[Self Made] Are you better than other people, or do you just work harder?
Reading chapters 3-4: “A Sneer for the World” and “WORK! WORK!! WORK!!!”
Welcome back to the summer book club.
We’re reading Self Made: Creating Our Identities from DaVinci to the Kardashians.
For now, feel free to begin a conversation in the comments. We might open up a Zoom session in a few weeks for a more personable chat when the book’s key ideas have been teased out a bit.
Your regularly scheduled issue of Three Things will arrive this Thursday.
Chapters 3 and 4: “A Sneer for the World” and “WORK! WORK!! WORK!!!”
Three Things to Notice
Back in the introduction, Burton teased the two types of self makers we’d meet in the book: the aristocratic and the democratic. We’re reminded that these two characters will fuse to become the ubiquitous twenty-first century self maker by the end of the book (61), but first we need to meet each one separately—one in Europe and one in America.
Chapter three takes us to nineteenth-century London where capitalism and colonialism were creating a world where you could leap out of your social station and let the whole world know it … via your clothing. Here we meet Beau Brummell, in whom the Renaissance concept of genius becomes the Regency ideal of bon ton. The person with bon ton is an aristocrat not of blood, but of style, and with it experiences “a freedom from and superiority to other people, even princes” (51).
We cross the Atlantic to meet Frederick Douglass, the superstar former slave who was both proponent and shining exemplar of another kind of self making. Like Douglass, the democratic self maker believes that the hard, virtuous work of self-governance and self-cultivation can liberate every person from the shackles of base instinct and human custom. If everyone committed to this way of life, a free and equal society would ensue (76). The person who doesn’t make themselves has only themselves to blame.
Notable Quotes
On what bon ton requires (60):
Bon ton, like sprezzatura and Rameau's nephew's vision of originality before it, was characterized by a posture of not caring too much. The ideal possessor of bon ton had to cut himself off not only from the leading strings of custom but from the chains of sentimental attachment, regarding the rest of the world from a vantage point of superiority. Brummell was famous, after all, for being—or at least appearing to be—constantly bored.
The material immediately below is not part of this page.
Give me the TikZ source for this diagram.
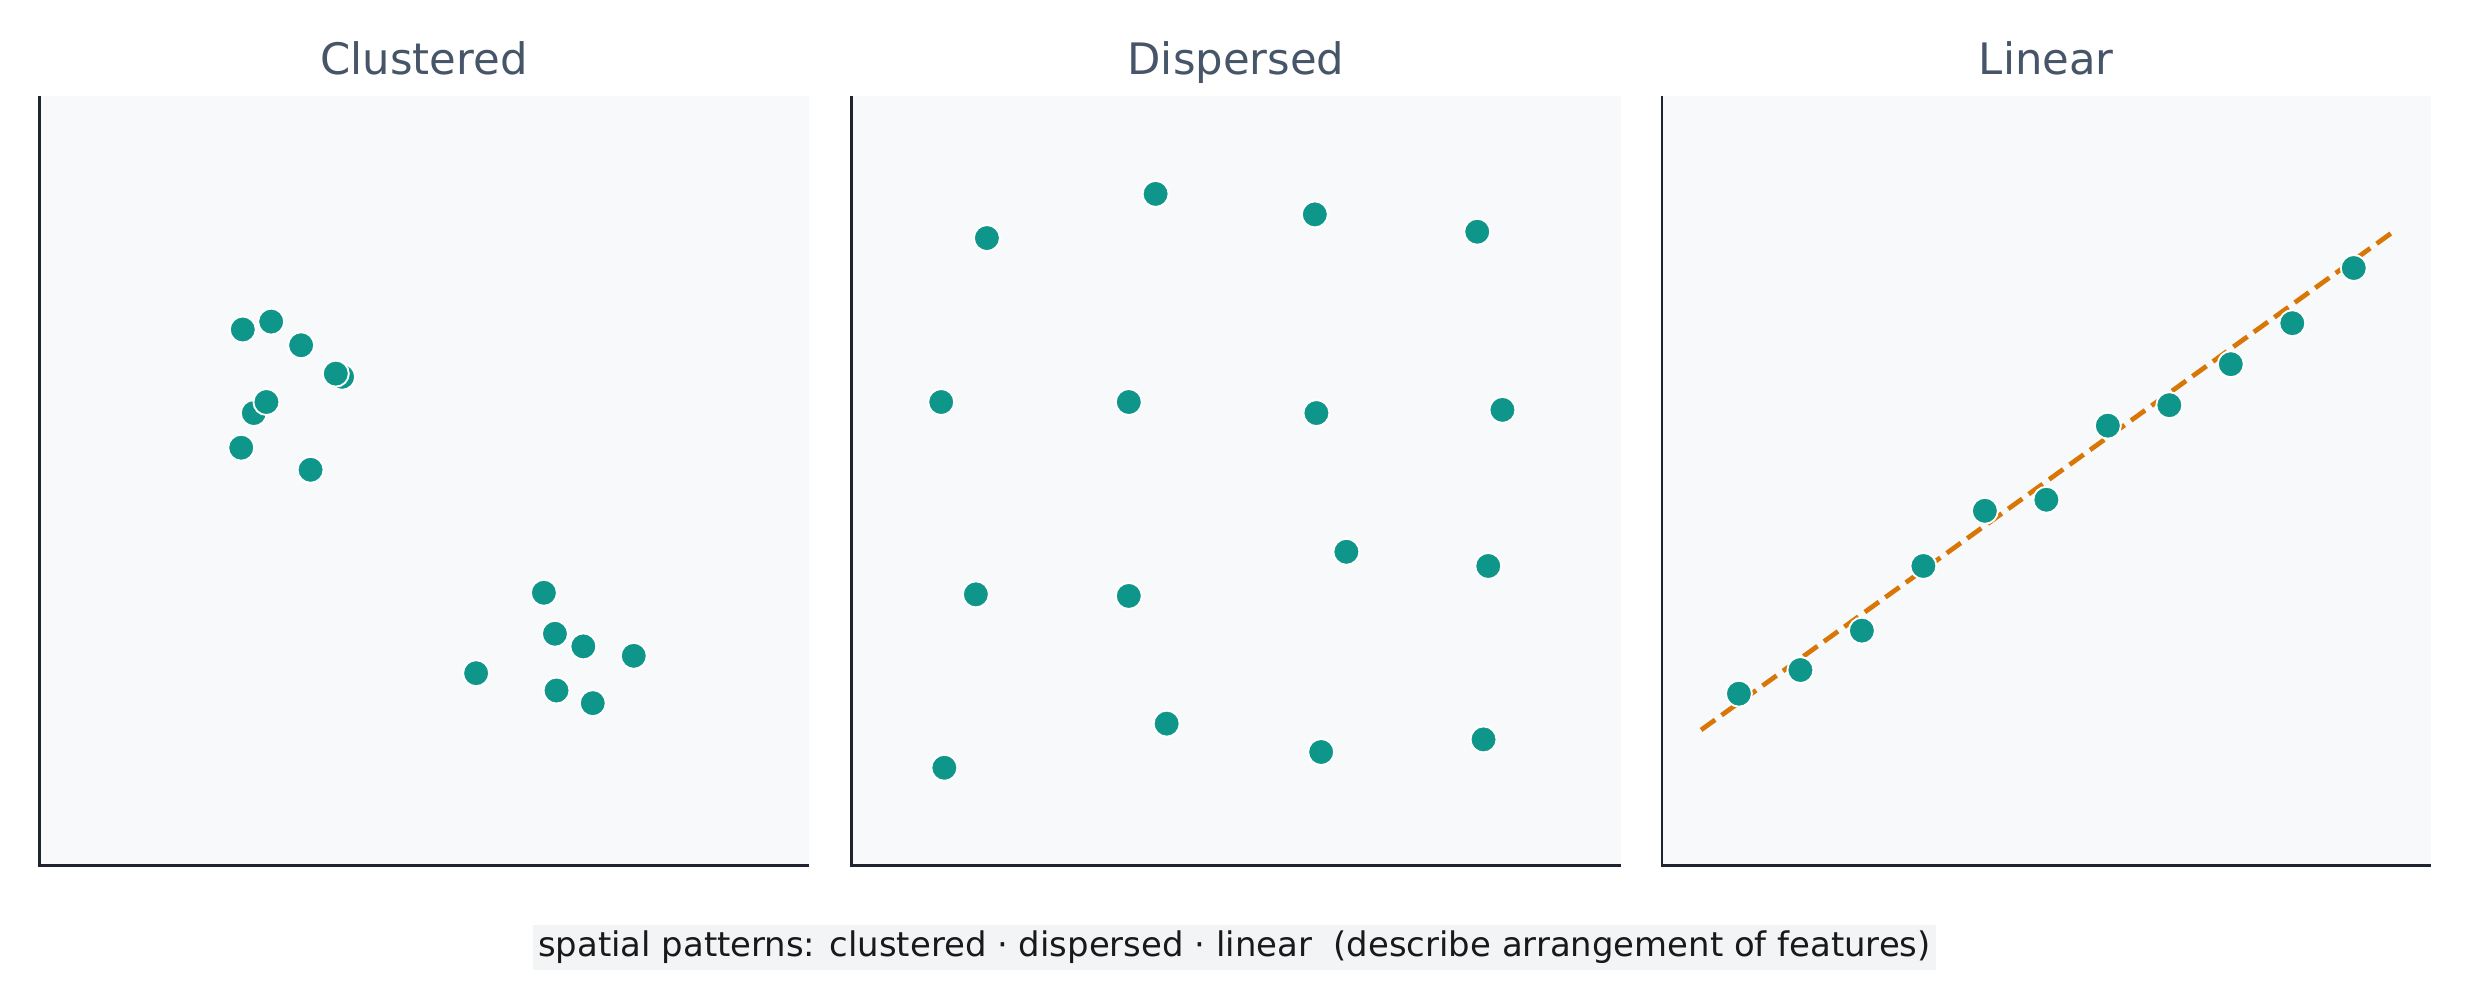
\documentclass[tikz,border=0pt]{standalone}
\usepackage{fontspec}
\setmainfont{DejaVu Sans}
\begin{document}
\begin{tikzpicture}[x=1pt,y=-1pt,
  panel/.style={fill=panelbg,draw=none},
  axis/.style={draw=axiscol,line width=1.5pt},
  dot/.style={circle,fill=teal1,draw=white,line width=1.2pt,minimum size=16.5pt,inner sep=0pt},
  ttl/.style={text=titlecol,font=\fontsize{27.5}{32}\selectfont,anchor=base},
  trend/.style={draw=orange1,line width=3pt,dash pattern=on 11pt off 5pt}]
\definecolor{panelbg}{HTML}{F8F9FB}
\definecolor{axiscol}{HTML}{1F2430}
\definecolor{teal1}{HTML}{0F968A}
\definecolor{titlecol}{HTML}{475569}
\definecolor{orange1}{HTML}{D97706}
\definecolor{capbg}{HTML}{F3F4F6}
\useasboundingbox[fill=white] (0,0) rectangle (1568,639);
\foreach \x/\t/\n in {25/Clustered/a,540/Dispersed/b,1054/Linear/c}{
  \fill[panel] (\x,61) rectangle (\x+488,549);
  \draw[axis] (\x,61) -- (\x,549) -- (\x+488,549);
  \node[ttl] (t\n) at (\x+244,47) {\t};
}
% clustered
\foreach \p/\q [count=\i] in {217/239,213/237,154/209,172/204,191/219,161/262,169/255,153/284,197/298,345/376,352/402,370/410,402/416,302/427,353/438,376/446}
  \node[dot] (c\i) at (\p,\q) {};
% dispersed
\foreach \p/\q [count=\i] in {626/151,733/123,834/136,937/147,597/255,716/255,835/262,953/260,619/377,716/378,854/350,944/359,599/487,740/459,838/477,941/469}
  \node[dot] (d\i) at (\p,\q) {};
% linear
\coordinate (ls) at (1079,463);
\coordinate (le) at (1518,147);
\draw[trend] (ls) -- (le);
\foreach \p/\q [count=\i] in {1103/440,1142/425,1181/400,1220/359,1259/324,1298/317,1337/270,1376/257,1415/231,1454/205,1493/170}
  \node[dot] (l\i) at (\p,\q) {};
\node[fill=capbg,inner xsep=3pt,inner ysep=4pt,font=\fontsize{21.5}{25}\selectfont,text=black!90] (cap) at (783,601)
  {spatial patterns: clustered · dispersed · linear \ (describe arrangement of features)};
\end{tikzpicture}
\end{document}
Frederick Douglass on the democratic self maker’s vision of the world (73):
The wise man, Douglass insists, "knows that the laws of God are perfect and unchangeable. He knows that health is maintained by right living; that disease is cured by the right use of remedies; that bread is produced by tilling the soil; that knowledge is obtained by study; that wealth is secured by saving and that battles are won by fighting. To him, the lazy man is the unlucky man and the man of luck is the man of work." Custom, circumstance, birth—these may lack divine weight. But the moral character of hard work remains, for Douglass, thoroughly enchanted.
Conversation starters (pick one)
1. Where do you see the “studied boredom” of bon ton on display in today’s world? Why is it so necessary for image maintenance?
2. What is missing from the democratic self maker’s vision of the world (as expressed in the second quote above)?